The best is yet to come.

4 comments

  1. A great post and so many aspects to consider. Two challenges I see that have to be overcome are:
    1. Technology Overwhelm – this is where a solution which may well help a person become more efficient, with greater knowledge and higher job satisfaction, doesn’t get used because the time it takes to learn how to use it cant be found or committed to.
    2. Demotivation – caused by other people’s apathy or reluctance to embrace the technology or participate in the ‘social’. This impacts anyone who has dealt with No1 above and more critically the senior management, project leader or MD who is trying to get the company to become social. I appreciate this is the culture bit but where is the sysmic cultural shift going to come from that gets the whole team on board? People hanging on to old ways of working and ideas of what their job is not, form a large percentage of many organisations. Moving them on takes time and is fraught with risks of tribunals. At the other end of the labor force you might think young people are bringing these attitudes to collaborative ways of work into the job. Unfortunately in my experience the majority bring little else but an expectation to be shown what to do. The education system certainly isn’t teaching it. The result is a classic chicken and egg situation that is likely only to be solved where the evidence and thus the motivation is great enough to convince people to overcome the technology overwhelm.

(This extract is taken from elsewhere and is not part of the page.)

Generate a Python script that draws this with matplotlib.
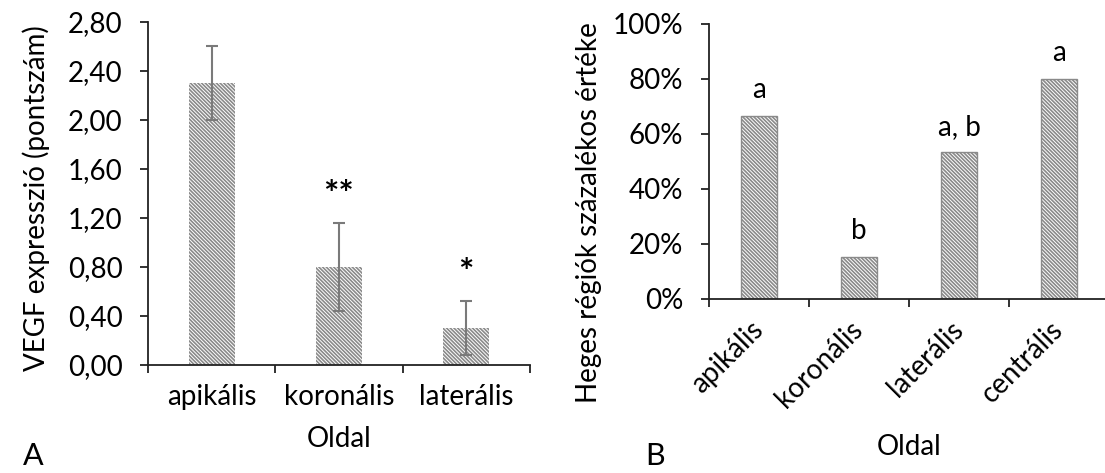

Then if the social delivers improved performance, efficiency, results, joy people will be motivated enough to see through the evolution/transformation of their personal role and the business.

    From my experience where this doesnt happen the social initiative fails; those that were good at it leave and the company is left worse off than when it started. Not exactly the holy grail of social business and a model that delivers the desired solution is indeed required.

  2. thanks, Jonnie. You are absolutely right, of course. Particularly about the answers beginning in grade school (and before). We will see deeper insight this year – not just “its so great” but why and how, as the old school method’s collapse accelerates. There’s much more to be done. This has always been my product adoption mantra: increase push (promotion), increase pull (value) and eliminate barriers. All three still need doing. I look forward to getting to know you better in 2013.